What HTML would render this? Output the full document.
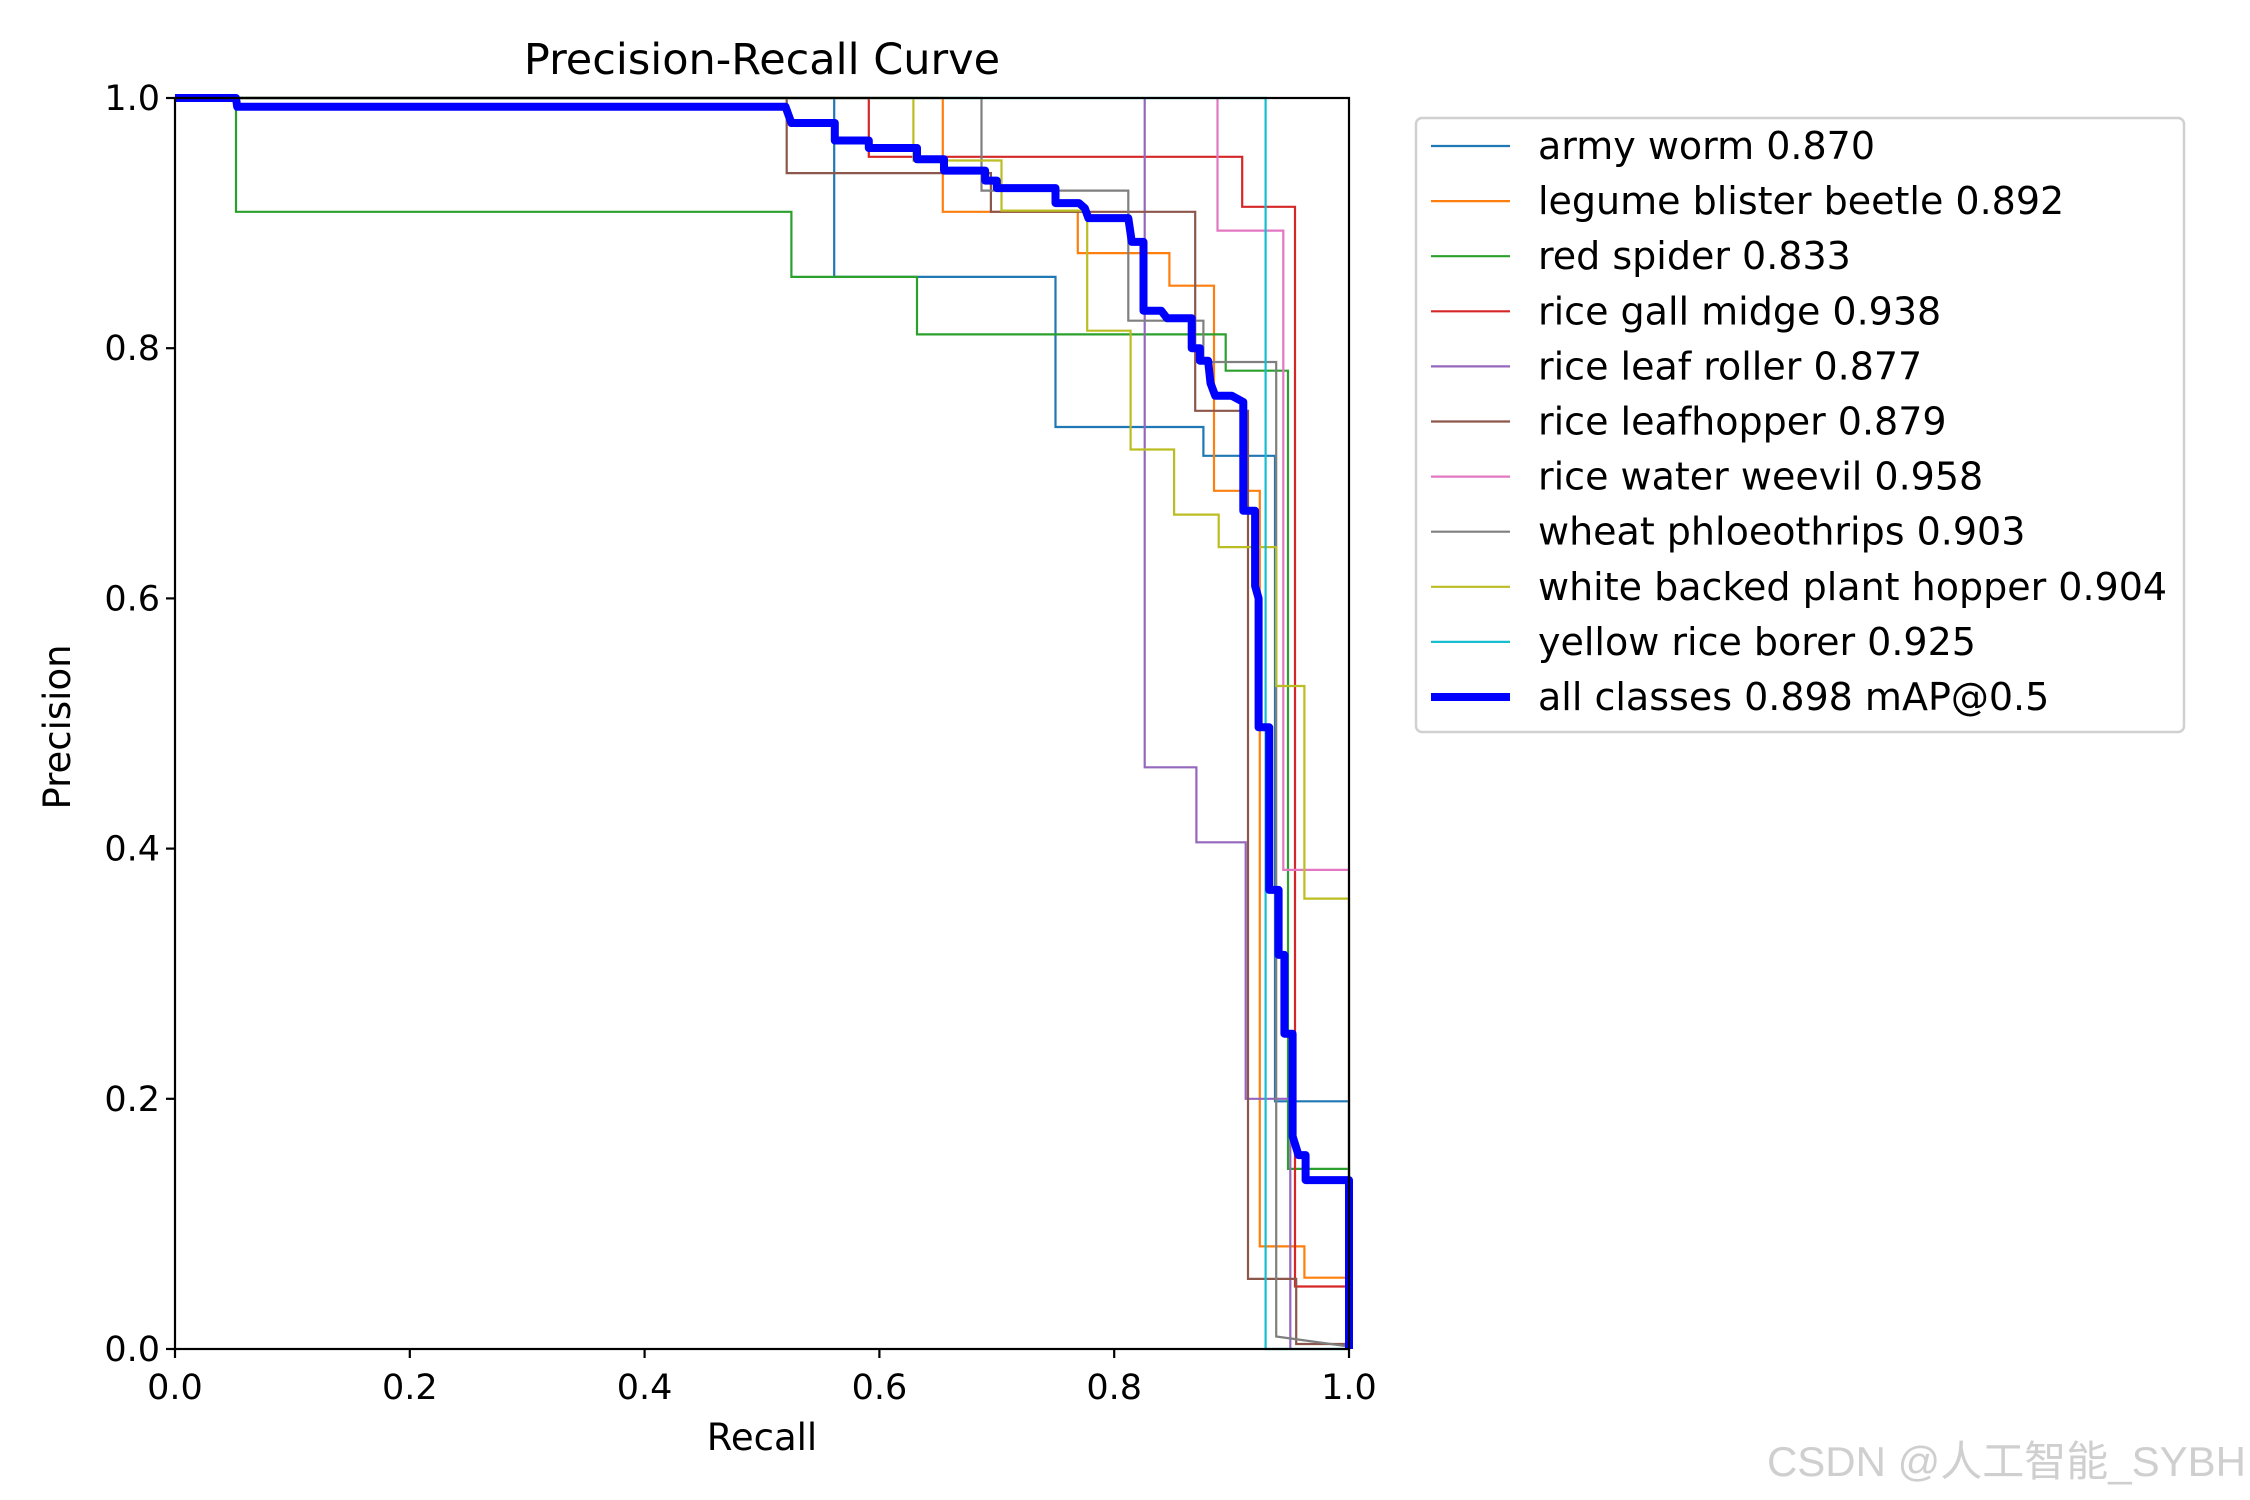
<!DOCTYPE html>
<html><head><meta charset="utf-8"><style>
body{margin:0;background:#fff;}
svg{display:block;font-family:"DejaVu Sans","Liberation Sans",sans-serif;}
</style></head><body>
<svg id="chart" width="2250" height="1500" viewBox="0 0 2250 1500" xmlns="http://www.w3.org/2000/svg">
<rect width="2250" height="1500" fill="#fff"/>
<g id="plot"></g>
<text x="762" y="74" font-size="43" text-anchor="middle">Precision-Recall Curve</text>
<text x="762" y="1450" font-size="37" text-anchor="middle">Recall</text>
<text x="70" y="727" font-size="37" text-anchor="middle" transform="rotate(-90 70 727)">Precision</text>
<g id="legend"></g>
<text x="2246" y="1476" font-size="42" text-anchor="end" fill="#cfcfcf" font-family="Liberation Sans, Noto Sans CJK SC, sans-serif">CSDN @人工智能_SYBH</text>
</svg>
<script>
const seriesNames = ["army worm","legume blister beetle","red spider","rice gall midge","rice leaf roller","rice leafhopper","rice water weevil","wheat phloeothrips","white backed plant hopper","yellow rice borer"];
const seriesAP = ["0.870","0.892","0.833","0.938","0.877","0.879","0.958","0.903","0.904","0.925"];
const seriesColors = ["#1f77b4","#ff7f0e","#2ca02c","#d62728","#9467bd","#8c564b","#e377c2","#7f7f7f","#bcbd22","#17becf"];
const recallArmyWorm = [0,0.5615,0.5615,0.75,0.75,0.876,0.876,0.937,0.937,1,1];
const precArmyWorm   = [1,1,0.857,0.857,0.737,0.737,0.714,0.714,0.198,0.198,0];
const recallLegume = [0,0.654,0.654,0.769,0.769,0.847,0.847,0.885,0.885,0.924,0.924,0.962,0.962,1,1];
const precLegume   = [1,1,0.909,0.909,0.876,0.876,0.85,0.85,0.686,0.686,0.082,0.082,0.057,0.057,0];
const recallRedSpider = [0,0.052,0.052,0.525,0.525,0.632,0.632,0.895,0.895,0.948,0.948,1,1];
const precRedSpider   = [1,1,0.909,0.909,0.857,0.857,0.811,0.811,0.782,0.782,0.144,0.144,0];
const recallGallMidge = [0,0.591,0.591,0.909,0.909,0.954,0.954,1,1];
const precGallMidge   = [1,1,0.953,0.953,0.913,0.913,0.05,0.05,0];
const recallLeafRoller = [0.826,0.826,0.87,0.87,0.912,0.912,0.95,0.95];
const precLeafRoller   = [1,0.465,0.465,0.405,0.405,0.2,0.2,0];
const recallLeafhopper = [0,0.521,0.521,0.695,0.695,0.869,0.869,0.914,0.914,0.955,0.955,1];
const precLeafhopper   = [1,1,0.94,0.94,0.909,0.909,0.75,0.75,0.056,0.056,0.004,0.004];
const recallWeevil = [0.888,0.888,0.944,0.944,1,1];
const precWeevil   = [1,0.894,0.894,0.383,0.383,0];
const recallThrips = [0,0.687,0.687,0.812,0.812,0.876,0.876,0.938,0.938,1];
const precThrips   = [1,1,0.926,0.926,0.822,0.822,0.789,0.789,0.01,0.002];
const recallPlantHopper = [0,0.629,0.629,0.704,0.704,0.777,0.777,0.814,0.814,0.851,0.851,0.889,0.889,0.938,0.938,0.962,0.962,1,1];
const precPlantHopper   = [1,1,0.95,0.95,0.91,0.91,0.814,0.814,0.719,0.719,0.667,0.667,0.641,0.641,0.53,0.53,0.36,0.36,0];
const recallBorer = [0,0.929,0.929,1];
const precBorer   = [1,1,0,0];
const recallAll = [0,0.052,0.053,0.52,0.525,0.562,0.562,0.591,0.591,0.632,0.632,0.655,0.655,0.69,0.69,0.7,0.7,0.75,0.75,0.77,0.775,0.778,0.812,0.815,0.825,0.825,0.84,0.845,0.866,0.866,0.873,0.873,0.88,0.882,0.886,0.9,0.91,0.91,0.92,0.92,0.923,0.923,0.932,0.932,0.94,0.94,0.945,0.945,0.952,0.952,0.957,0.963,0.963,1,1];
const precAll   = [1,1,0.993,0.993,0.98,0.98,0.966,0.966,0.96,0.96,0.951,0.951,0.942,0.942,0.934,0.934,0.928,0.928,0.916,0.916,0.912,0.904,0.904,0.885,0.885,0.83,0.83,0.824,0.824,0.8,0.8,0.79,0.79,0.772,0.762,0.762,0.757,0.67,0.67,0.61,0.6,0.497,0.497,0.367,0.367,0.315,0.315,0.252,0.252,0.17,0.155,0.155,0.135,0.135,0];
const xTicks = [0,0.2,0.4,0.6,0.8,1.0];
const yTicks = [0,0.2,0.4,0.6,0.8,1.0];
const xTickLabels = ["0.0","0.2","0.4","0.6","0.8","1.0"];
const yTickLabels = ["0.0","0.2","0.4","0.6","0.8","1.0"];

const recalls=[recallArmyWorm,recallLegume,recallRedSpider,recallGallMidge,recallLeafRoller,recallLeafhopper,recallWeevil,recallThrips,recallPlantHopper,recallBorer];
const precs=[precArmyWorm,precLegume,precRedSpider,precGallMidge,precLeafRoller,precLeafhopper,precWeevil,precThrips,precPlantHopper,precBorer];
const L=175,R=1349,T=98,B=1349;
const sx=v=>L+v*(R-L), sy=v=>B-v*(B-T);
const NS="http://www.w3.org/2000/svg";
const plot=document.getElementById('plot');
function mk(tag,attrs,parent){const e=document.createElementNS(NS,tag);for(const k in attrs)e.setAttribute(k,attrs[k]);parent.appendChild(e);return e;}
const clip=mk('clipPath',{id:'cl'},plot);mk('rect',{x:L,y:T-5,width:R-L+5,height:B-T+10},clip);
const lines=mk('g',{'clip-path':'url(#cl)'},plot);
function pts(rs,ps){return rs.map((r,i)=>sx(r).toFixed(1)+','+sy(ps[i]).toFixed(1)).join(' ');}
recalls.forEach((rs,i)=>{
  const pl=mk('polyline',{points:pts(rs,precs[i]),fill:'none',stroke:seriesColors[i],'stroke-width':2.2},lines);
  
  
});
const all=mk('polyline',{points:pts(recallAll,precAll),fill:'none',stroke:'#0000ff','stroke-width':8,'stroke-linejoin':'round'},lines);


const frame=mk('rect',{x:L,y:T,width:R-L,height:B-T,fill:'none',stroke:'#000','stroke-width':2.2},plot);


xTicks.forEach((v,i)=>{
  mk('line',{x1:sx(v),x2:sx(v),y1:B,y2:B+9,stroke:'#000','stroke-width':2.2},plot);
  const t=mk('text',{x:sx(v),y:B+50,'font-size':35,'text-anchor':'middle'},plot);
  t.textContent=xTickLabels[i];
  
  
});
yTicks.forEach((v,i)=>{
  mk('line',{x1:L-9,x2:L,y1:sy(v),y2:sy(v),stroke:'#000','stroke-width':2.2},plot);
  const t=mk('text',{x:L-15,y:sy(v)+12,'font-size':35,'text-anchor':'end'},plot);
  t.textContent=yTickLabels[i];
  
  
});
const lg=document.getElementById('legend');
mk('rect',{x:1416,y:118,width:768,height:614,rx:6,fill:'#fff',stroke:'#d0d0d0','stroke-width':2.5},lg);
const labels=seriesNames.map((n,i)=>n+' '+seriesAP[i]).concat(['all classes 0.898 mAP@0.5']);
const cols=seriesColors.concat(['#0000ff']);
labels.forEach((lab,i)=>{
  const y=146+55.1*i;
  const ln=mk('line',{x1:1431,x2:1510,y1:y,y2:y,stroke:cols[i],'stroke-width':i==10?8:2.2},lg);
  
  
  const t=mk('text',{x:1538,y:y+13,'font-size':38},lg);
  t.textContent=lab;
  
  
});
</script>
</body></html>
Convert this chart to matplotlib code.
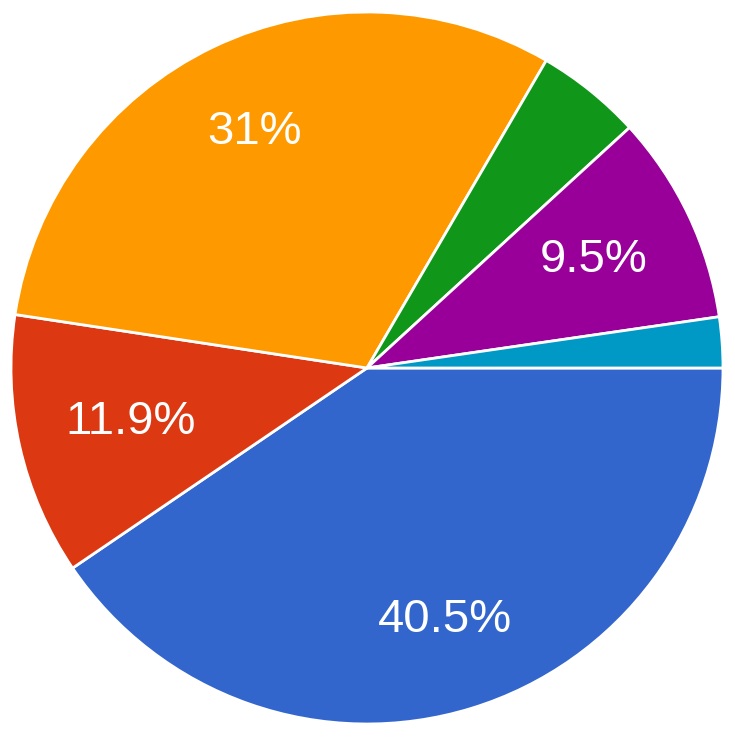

··········

■ EXERCISE DETAILS:
Exclude all images and restate the records above word for word.

■ RESPONSE TO THIS EXERCISE:
What HTML would render this? Output the full document.
<!DOCTYPE html>
<html><head><meta charset="utf-8"><style>
body{margin:0;background:#fff;}
svg{display:block;font-family:"DejaVu Sans","Liberation Sans",sans-serif;}
</style></head><body>
<svg id="chart" width="2250" height="1500" viewBox="0 0 2250 1500" xmlns="http://www.w3.org/2000/svg">
<rect width="2250" height="1500" fill="#fff"/>
<g id="plot"></g>
<text x="762" y="74" font-size="43" text-anchor="middle">Precision-Recall Curve</text>
<text x="762" y="1450" font-size="37" text-anchor="middle">Recall</text>
<text x="70" y="727" font-size="37" text-anchor="middle" transform="rotate(-90 70 727)">Precision</text>
<g id="legend"></g>
<text x="2246" y="1476" font-size="42" text-anchor="end" fill="#cfcfcf" font-family="Liberation Sans, Noto Sans CJK SC, sans-serif">CSDN @人工智能_SYBH</text>
</svg>
<script>
const seriesNames = ["army worm","legume blister beetle","red spider","rice gall midge","rice leaf roller","rice leafhopper","rice water weevil","wheat phloeothrips","white backed plant hopper","yellow rice borer"];
const seriesAP = ["0.870","0.892","0.833","0.938","0.877","0.879","0.958","0.903","0.904","0.925"];
const seriesColors = ["#1f77b4","#ff7f0e","#2ca02c","#d62728","#9467bd","#8c564b","#e377c2","#7f7f7f","#bcbd22","#17becf"];
const recallArmyWorm = [0,0.5615,0.5615,0.75,0.75,0.876,0.876,0.937,0.937,1,1];
const precArmyWorm   = [1,1,0.857,0.857,0.737,0.737,0.714,0.714,0.198,0.198,0];
const recallLegume = [0,0.654,0.654,0.769,0.769,0.847,0.847,0.885,0.885,0.924,0.924,0.962,0.962,1,1];
const precLegume   = [1,1,0.909,0.909,0.876,0.876,0.85,0.85,0.686,0.686,0.082,0.082,0.057,0.057,0];
const recallRedSpider = [0,0.052,0.052,0.525,0.525,0.632,0.632,0.895,0.895,0.948,0.948,1,1];
const precRedSpider   = [1,1,0.909,0.909,0.857,0.857,0.811,0.811,0.782,0.782,0.144,0.144,0];
const recallGallMidge = [0,0.591,0.591,0.909,0.909,0.954,0.954,1,1];
const precGallMidge   = [1,1,0.953,0.953,0.913,0.913,0.05,0.05,0];
const recallLeafRoller = [0.826,0.826,0.87,0.87,0.912,0.912,0.95,0.95];
const precLeafRoller   = [1,0.465,0.465,0.405,0.405,0.2,0.2,0];
const recallLeafhopper = [0,0.521,0.521,0.695,0.695,0.869,0.869,0.914,0.914,0.955,0.955,1];
const precLeafhopper   = [1,1,0.94,0.94,0.909,0.909,0.75,0.75,0.056,0.056,0.004,0.004];
const recallWeevil = [0.888,0.888,0.944,0.944,1,1];
const precWeevil   = [1,0.894,0.894,0.383,0.383,0];
const recallThrips = [0,0.687,0.687,0.812,0.812,0.876,0.876,0.938,0.938,1];
const precThrips   = [1,1,0.926,0.926,0.822,0.822,0.789,0.789,0.01,0.002];
const recallPlantHopper = [0,0.629,0.629,0.704,0.704,0.777,0.777,0.814,0.814,0.851,0.851,0.889,0.889,0.938,0.938,0.962,0.962,1,1];
const precPlantHopper   = [1,1,0.95,0.95,0.91,0.91,0.814,0.814,0.719,0.719,0.667,0.667,0.641,0.641,0.53,0.53,0.36,0.36,0];
const recallBorer = [0,0.929,0.929,1];
const precBorer   = [1,1,0,0];
const recallAll = [0,0.052,0.053,0.52,0.525,0.562,0.562,0.591,0.591,0.632,0.632,0.655,0.655,0.69,0.69,0.7,0.7,0.75,0.75,0.77,0.775,0.778,0.812,0.815,0.825,0.825,0.84,0.845,0.866,0.866,0.873,0.873,0.88,0.882,0.886,0.9,0.91,0.91,0.92,0.92,0.923,0.923,0.932,0.932,0.94,0.94,0.945,0.945,0.952,0.952,0.957,0.963,0.963,1,1];
const precAll   = [1,1,0.993,0.993,0.98,0.98,0.966,0.966,0.96,0.96,0.951,0.951,0.942,0.942,0.934,0.934,0.928,0.928,0.916,0.916,0.912,0.904,0.904,0.885,0.885,0.83,0.83,0.824,0.824,0.8,0.8,0.79,0.79,0.772,0.762,0.762,0.757,0.67,0.67,0.61,0.6,0.497,0.497,0.367,0.367,0.315,0.315,0.252,0.252,0.17,0.155,0.155,0.135,0.135,0];
const xTicks = [0,0.2,0.4,0.6,0.8,1.0];
const yTicks = [0,0.2,0.4,0.6,0.8,1.0];
const xTickLabels = ["0.0","0.2","0.4","0.6","0.8","1.0"];
const yTickLabels = ["0.0","0.2","0.4","0.6","0.8","1.0"];

const recalls=[recallArmyWorm,recallLegume,recallRedSpider,recallGallMidge,recallLeafRoller,recallLeafhopper,recallWeevil,recallThrips,recallPlantHopper,recallBorer];
const precs=[precArmyWorm,precLegume,precRedSpider,precGallMidge,precLeafRoller,precLeafhopper,precWeevil,precThrips,precPlantHopper,precBorer];
const L=175,R=1349,T=98,B=1349;
const sx=v=>L+v*(R-L), sy=v=>B-v*(B-T);
const NS="http://www.w3.org/2000/svg";
const plot=document.getElementById('plot');
function mk(tag,attrs,parent){const e=document.createElementNS(NS,tag);for(const k in attrs)e.setAttribute(k,attrs[k]);parent.appendChild(e);return e;}
const clip=mk('clipPath',{id:'cl'},plot);mk('rect',{x:L,y:T-5,width:R-L+5,height:B-T+10},clip);
const lines=mk('g',{'clip-path':'url(#cl)'},plot);
function pts(rs,ps){return rs.map((r,i)=>sx(r).toFixed(1)+','+sy(ps[i]).toFixed(1)).join(' ');}
recalls.forEach((rs,i)=>{
  const pl=mk('polyline',{points:pts(rs,precs[i]),fill:'none',stroke:seriesColors[i],'stroke-width':2.2},lines);
  
  
});
const all=mk('polyline',{points:pts(recallAll,precAll),fill:'none',stroke:'#0000ff','stroke-width':8,'stroke-linejoin':'round'},lines);


const frame=mk('rect',{x:L,y:T,width:R-L,height:B-T,fill:'none',stroke:'#000','stroke-width':2.2},plot);


xTicks.forEach((v,i)=>{
  mk('line',{x1:sx(v),x2:sx(v),y1:B,y2:B+9,stroke:'#000','stroke-width':2.2},plot);
  const t=mk('text',{x:sx(v),y:B+50,'font-size':35,'text-anchor':'middle'},plot);
  t.textContent=xTickLabels[i];
  
  
});
yTicks.forEach((v,i)=>{
  mk('line',{x1:L-9,x2:L,y1:sy(v),y2:sy(v),stroke:'#000','stroke-width':2.2},plot);
  const t=mk('text',{x:L-15,y:sy(v)+12,'font-size':35,'text-anchor':'end'},plot);
  t.textContent=yTickLabels[i];
  
  
});
const lg=document.getElementById('legend');
mk('rect',{x:1416,y:118,width:768,height:614,rx:6,fill:'#fff',stroke:'#d0d0d0','stroke-width':2.5},lg);
const labels=seriesNames.map((n,i)=>n+' '+seriesAP[i]).concat(['all classes 0.898 mAP@0.5']);
const cols=seriesColors.concat(['#0000ff']);
labels.forEach((lab,i)=>{
  const y=146+55.1*i;
  const ln=mk('line',{x1:1431,x2:1510,y1:y,y2:y,stroke:cols[i],'stroke-width':i==10?8:2.2},lg);
  
  
  const t=mk('text',{x:1538,y:y+13,'font-size':38},lg);
  t.textContent=lab;
  
  
});
</script>
</body></html>
Convert this chart to matplotlib code.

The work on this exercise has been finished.